Heavy branches from a neighbor's silver maple snapped off during Friday's violent storm and plunged onto power lines connected to Tom MacDougall's house in Northeast Baltimore.
The wires ripped from the dwelling, damaging its vinyl siding. The branches chipped MacDougall's roof shingles, destroyed gutter guards and shattered a white wooden trellis behind the house.
"I've had minor things over the years, you know, but I just fixed them myself," said MacDougall as he watched two representatives from Travelers Insurance — one wielding a tape measure, the other a clipboard — as they climbed on his roof Tuesday afternoon. "This is the first time I've ever made a claim."
MacDougall, still without power Tuesday in the century-old Hamilton home he shares with his wife, Karin, is one of many homeowners tapping their insurance policies. The end of a storm is often the beginning of a homeowner's contact with an insurer.
By midday Tuesday, at least 18,000 insurance claims had been filed by Maryland residents, according to the state's insurance administration.
MacDougall, a welder, said that until Monday he wouldn't have been able to name the company that insures his house. His insurance agent put him in touch with Travelers, which arranged for representatives to come out within a day.
"We're going to try to write up an estimate and give the homeowner a check today," said Sandra Biagini, a claims representative for Travelers, after she descended from the MacDougalls' roof. "Then it's his responsibility to go out and find a contractor and have the work done."
Requesting a visit from an insurance company representative is a crucial step in ensuring that a home does not lose value after violent weather, said David Fox, executive director of the National Storm Damage Center, a Colorado-based company that certifies contractors who perform storm repairs.
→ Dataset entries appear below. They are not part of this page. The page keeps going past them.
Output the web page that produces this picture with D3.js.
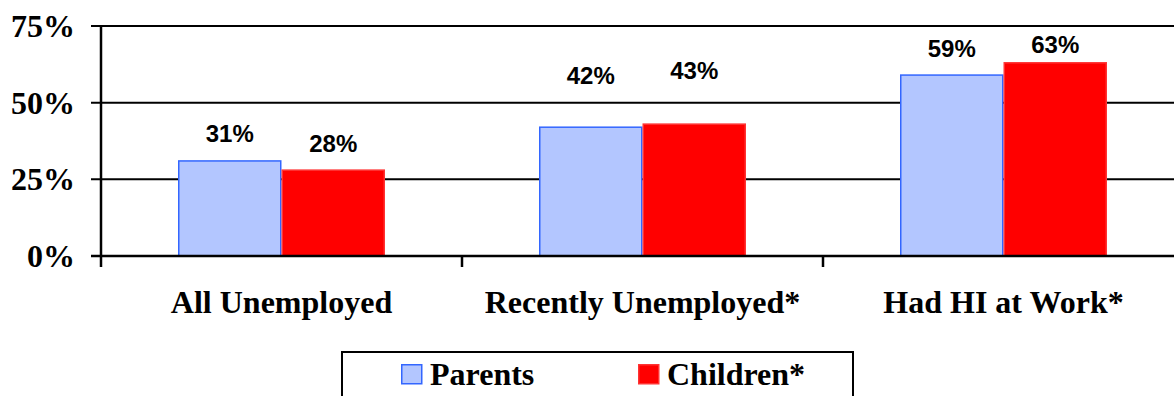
<!DOCTYPE html>
<html>
<head>
<meta charset="utf-8">
<script src="https://cdn.jsdelivr.net/npm/d3@7"></script>
<style>
  body { margin: 0; background: #fff; }
  svg { display: block; }
</style>
</head>
<body>
<svg id="chart" width="1174" height="396"></svg>
<script>
const categories = ["All Unemployed", "Recently Unemployed*", "Had HI at Work*"];
const series = ["Parents", "Children*"];
const parents = [31, 42, 59];
const children = [28, 43, 63];
const yTicks = [0, 25, 50, 75];

// label offsets above bars (px), as placed in the original
const labelGap = [[19, 18], [43, 45], [18, 10]];

const fills = ["#b3c6ff", "#ff0000"];
const strokes = ["#3366ff", "#ff3333"];

const svg = d3.select("#chart");
const plotLeft = 101, plotRight = 1184, plotTop = 26, plotBottom = 256;
const serif = "'Liberation Serif', 'Times New Roman', serif";

const x0 = d3.scaleBand()
  .domain(categories)
  .range([plotLeft, plotRight]);

const x1 = d3.scaleBand()
  .domain(series)
  .range([0, x0.bandwidth()])
  .paddingOuter(0.744);

const y = d3.scaleLinear()
  .domain([0, 75])
  .range([plotBottom, plotTop]);

// gridlines
svg.append("g")
  .selectAll("line")
  .data(yTicks)
  .enter()
  .append("line")
  .attr("x1", plotLeft - 10)
  .attr("x2", 1174)
  .attr("y1", d => y(d))
  .attr("y2", d => y(d))
  .attr("stroke", "#000")
  .attr("stroke-width", 2);

// y labels
svg.append("g")
  .selectAll("text")
  .data(yTicks)
  .enter()
  .append("text")
  .attr("x", 75)
  .attr("y", d => y(d) + 11)
  .attr("text-anchor", "end")
  .attr("font-family", serif)
  .attr("font-weight", "bold")
  .attr("font-size", "32px")
  .text(d => d + "%");

const rows = categories.map((c, i) => ({ cat: c, i, vals: [parents[i], children[i]] }));

const groups = svg.append("g")
  .selectAll("g")
  .data(rows)
  .enter()
  .append("g")
  .attr("transform", d => `translate(${x0(d.cat)},0)`);

groups.selectAll("rect")
  .data(d => d.vals.map((v, j) => ({ s: series[j], v, j, i: d.i })))
  .enter()
  .append("rect")
  .attr("x", d => x1(d.s) + 0.75)
  .attr("y", d => y(d.v))
  .attr("width", x1.bandwidth() - 1.5)
  .attr("height", d => y(0) - y(d.v))
  .attr("fill", d => fills[d.j])
  .attr("stroke", d => strokes[d.j])
  .attr("stroke-width", 1.5);

groups.selectAll("text")
  .data(d => d.vals.map((v, j) => ({ s: series[j], v, j, i: d.i })))
  .enter()
  .append("text")
  .attr("x", d => x1(d.s) + x1.bandwidth() / 2)
  .attr("y", d => y(d.v) - labelGap[d.i][d.j])
  .attr("text-anchor", "middle")
  .attr("font-family", "'Liberation Sans', Arial, sans-serif")
  .attr("font-weight", "bold")
  .attr("font-size", "24px")
  .text(d => d.v + "%");

// axes lines
svg.append("line")
  .attr("x1", plotLeft).attr("x2", plotLeft)
  .attr("y1", plotTop).attr("y2", plotBottom + 11)
  .attr("stroke", "#000").attr("stroke-width", 2.5);

svg.append("line")
  .attr("x1", plotLeft - 10).attr("x2", 1174)
  .attr("y1", plotBottom).attr("y2", plotBottom)
  .attr("stroke", "#000").attr("stroke-width", 2.5);

// x ticks at category boundaries
svg.append("g")
  .selectAll("line")
  .data(categories)
  .enter()
  .append("line")
  .attr("x1", d => x0(d) + x0.bandwidth())
  .attr("x2", d => x0(d) + x0.bandwidth())
  .attr("y1", plotBottom)
  .attr("y2", plotBottom + 11)
  .attr("stroke", "#000")
  .attr("stroke-width", 2.5);

// category labels
svg.append("g")
  .selectAll("text")
  .data(categories)
  .enter()
  .append("text")
  .attr("x", d => x0(d) + x0.bandwidth() / 2)
  .attr("y", 313)
  .attr("text-anchor", "middle")
  .attr("font-family", serif)
  .attr("font-weight", "bold")
  .attr("font-size", "32px")
  .text(d => d);

// legend
svg.append("rect")
  .attr("x", 342).attr("y", 352)
  .attr("width", 511).attr("height", 60)
  .attr("fill", "#fff")
  .attr("stroke", "#000")
  .attr("stroke-width", 2);

const legendX = [401, 638];
const leg = svg.append("g")
  .selectAll("g")
  .data(series)
  .enter()
  .append("g")
  .attr("transform", (d, i) => `translate(${legendX[i]},364)`);

leg.append("rect")
  .attr("x", 0.75).attr("y", 0.75)
  .attr("width", 20).attr("height", 19)
  .attr("fill", (d, i) => fills[i])
  .attr("stroke", (d, i) => strokes[i])
  .attr("stroke-width", 1.5);

leg.append("text")
  .attr("x", 29)
  .attr("y", 21)
  .attr("font-family", serif)
  .attr("font-weight", "bold")
  .attr("font-size", "32px")
  .text(d => d);
</script>
</body>
</html>
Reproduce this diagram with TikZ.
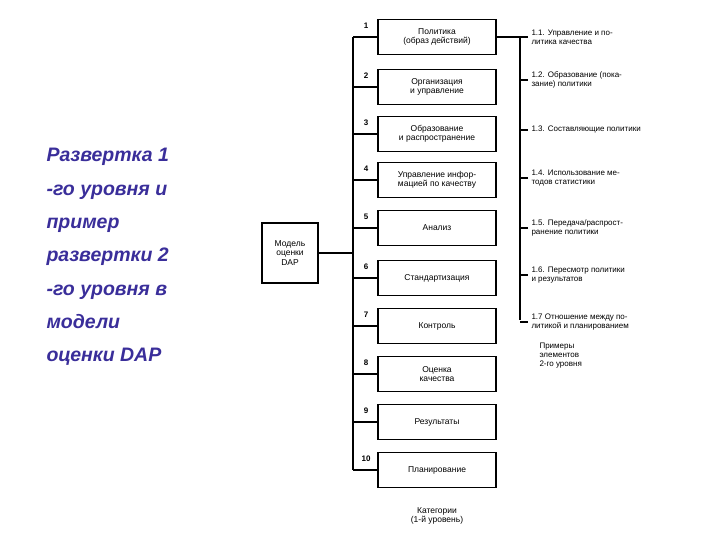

It's better to be safe than sorry, Fox said. If there's any chance that damage was done, have an insurance company inspect your home.
"A lot of people get to the other end of these storms and look at their house and say, 'Well, my house is OK.' And then five years later, after their statute of limitations to file a claim has passed ... they realize they have $10,000 worth of roofing damage from the storm," Fox said.
Homeowners typically lose the ability to file a storm damage claim within two years, Fox added.
A few broken shingles — like the ones on the MacDougalls' roof — could easily go unnoticed but could let in water over a period of months or years, Fox said. Water can lead to mold, rot and structural damage.
"Sometimes we catch things the homeowner didn't even know they have wrong," said Tom Scherrer Jr., a property claim services manager for Travelers, who reviewed the MacDougalls' home with Biagini.
Fortunately, MacDougall had checked the situation himself and knew the extent of the damage. He'd gone up on the roof and removed branches and debris.
Some homeowners, fearful that their actions might void a claim, are hesitant to touch anything before an insurance representative arrives, Scherrer said.
As long as the damage is documented and not exacerbated, making repairs or temporary fixes — such as covering a hole in the roof with a tarp — is fine, Scherrer said.
Even having permanent repair work done before an insurance agent gets to a home is fine — as long as the homeowner documents the damage with photographs, he said.
"When we get into problems is when we get out to a home and everything's all done, there's no documentation and we have to re-create it," Scherrer said.
Said Biagini: "Just make sure I can tell what happened."
Biagini — who usually reviews workers' compensation claims but was deployed to investigate homeowners' damage after the storm — had an office set up in her car: a laptop computer in the passenger's seat connected to a printer in the back.